The solution requires a little bit of creativity, but once you know the trick, you'll see that it's actually pretty easy. I recommend mastering it since it always come up now and there, be it at a math interview or in your university journey.

The trick is to visualise each \(\frac1k\) in \(\sum_{k=1}^n\frac1k \) as the area of a rectangle of dimension \(1 \times \frac1k\) and to consider the function \(x \rightarrow \frac1x\):

As you can see \(\sum_{k=1}^\infty\frac1k \) simply corresponds to the sum of all the rectangles' area, which is strictly greater than the area under the curve \(x \rightarrow \frac1x \) for \(x \geq 1 \). Hence, if you can show that the area under that curve is unbounded, you win.

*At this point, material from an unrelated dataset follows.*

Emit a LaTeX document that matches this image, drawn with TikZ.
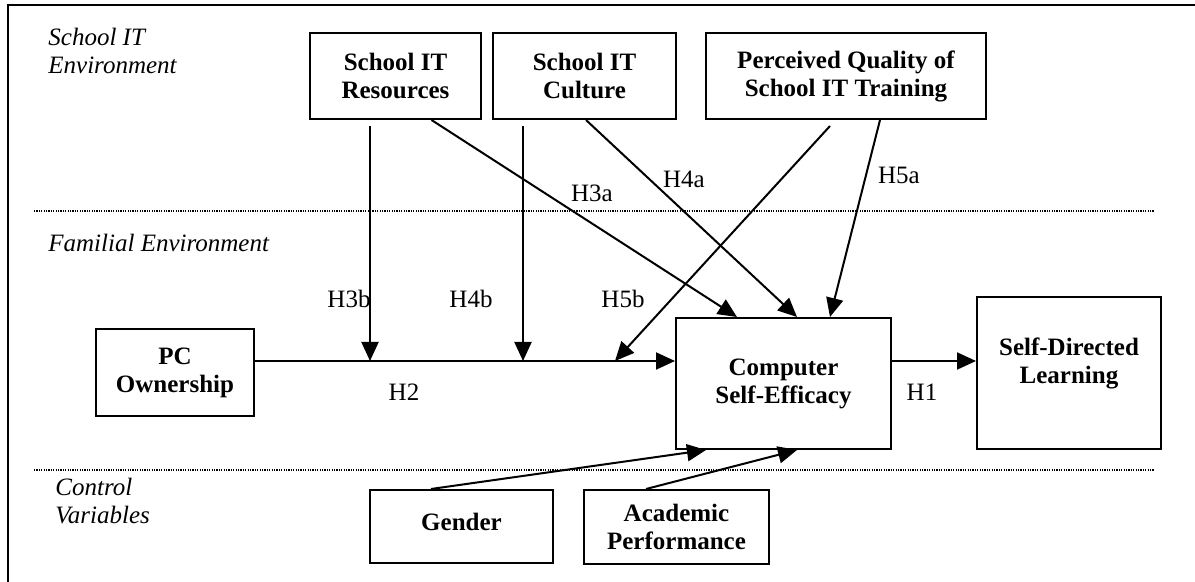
\documentclass[tikz,border=0pt]{standalone}
\usepackage{fontspec}
\setmainfont{Liberation Serif}
\usetikzlibrary{arrows.meta}

\begin{document}
\begin{tikzpicture}[x=0.5pt, y=-0.5pt,
  every node/.style={font=\fontsize{12.5}{14}\selectfont, align=center},
  box/.style={draw, line width=1pt, inner sep=0pt, font=\fontsize{12.5}{14}\selectfont\bfseries},
  arr/.style={line width=1pt, -{Triangle[length=9.5pt, width=8.5pt]}},
  sect/.style={inner sep=0pt, align=left, font=\fontsize{12.5}{14}\selectfont\itshape},
  hyp/.style={inner sep=0pt},
  divider/.style={line width=0.6pt, dash pattern=on 0.6pt off 0.6pt}]
  \useasboundingbox (0,0) rectangle (1195,582);
  % Frame
  \draw[line width=1pt] (8,582) -- (8,5) -- (1195,5);
  % Layers
  \draw[divider] (34,211) -- (1154,211);
  \draw[divider] (34,470) -- (1154,470);
  \node[sect, anchor=north west] (schoolenv) at (48,28) {School IT\\Environment};
  \node[sect, anchor=base west] (famenv) at (48,252) {Familial Environment};
  \node[sect, anchor=north west] (controls) at (55,478) {Control\\Variables};
  % Constructs
  \node[box, minimum width=85.5pt, minimum height=43pt] (res) at (395.5,76) {School IT\\Resources};
  \node[box, minimum width=91.5pt, minimum height=43pt] (cult) at (584.5,76) {School IT\\Culture};
  \node[box, minimum width=140pt, minimum height=43pt] (qual) at (846,76) {Perceived Quality of\\School IT Training};
  \node[box, minimum width=79pt, minimum height=43.5pt] (pc) at (175,372.5) {PC\\Ownership};
  \node[box, minimum width=107.5pt, minimum height=65.5pt] (cse) at (783.5,383.5) {Computer\\Self-Efficacy};
  \node[box, minimum width=92pt, minimum height=76pt, text depth=12pt] (sdl) at (1069,373) {Self-Directed\\Learning};
  \node[box, minimum width=91.5pt, minimum height=36.5pt, text depth=5pt] (gen) at (461.5,526.5) {Gender};
  \node[box, minimum width=92.5pt, minimum height=37pt] (acad) at (676.5,527) {Academic\\Performance};
  % Moderation points on the H2 path
  \coordinate (m3) at (370,361);
  \coordinate (m4) at (523,361);
  \coordinate (m5) at (615,361);
  % Main paths
  \draw[arr] (pc.east |- m3) -- (cse.west |- m3);
  \draw[arr] (cse.east |- m3) -- (sdl.west |- m3);
  % Moderators
  \draw[arr, shorten <=3pt] (res.south -| m3) -- (m3);
  \draw[arr, shorten <=3pt] (cult.south -| m4) -- (m4);
  \draw[arr] ([shift={(-8pt,-3pt)}]qual.south) -- (m5);
  % Direct effects
  \draw[arr] ([xshift=18pt]res.south) -- ([xshift=-23.25pt]cse.north);
  \draw[arr] ([xshift=0.75pt]cult.south) -- ([xshift=6.75pt]cse.north);
  \draw[arr] ([xshift=17pt]qual.south) -- ([xshift=23.25pt]cse.north);
  % Controls
  \draw[arr] ([xshift=-15.25pt]gen.north) -- ([xshift=-38.75pt]cse.south);
  \draw[arr] ([xshift=-15.25pt]acad.north) -- ([xshift=6.75pt]cse.south);
  % Hypotheses
  \node[hyp] (h1) at (922,392.5) {H1};
  \node[hyp] (h2) at (404,392.5) {H2};
  \node[hyp] (h3a) at (592,193.5) {H3a};
  \node[hyp] (h3b) at (349,299) {H3b};
  \node[hyp] (h4a) at (684,179.5) {H4a};
  \node[hyp] (h4b) at (471,299) {H4b};
  \node[hyp] (h5a) at (899,175.5) {H5a};
  \node[hyp] (h5b) at (623,299) {H5b};
\end{tikzpicture}
\end{document}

The area under the curve \(x \rightarrow \frac1x \) from \(x=1\) to \(x=N\) is simply: $$ \int_1^N {\frac1x} \, dx = \bigg[\log(x)\bigg]_1^N $$ $$ = \log(N) - \log(1)$$ $$ = \log(N) $$ which tends to \(\infty\) as \(N \rightarrow \infty\). Hence \(\sum_{k=1}^n\frac1k \rightarrow \infty \text{ as } n \rightarrow \infty \).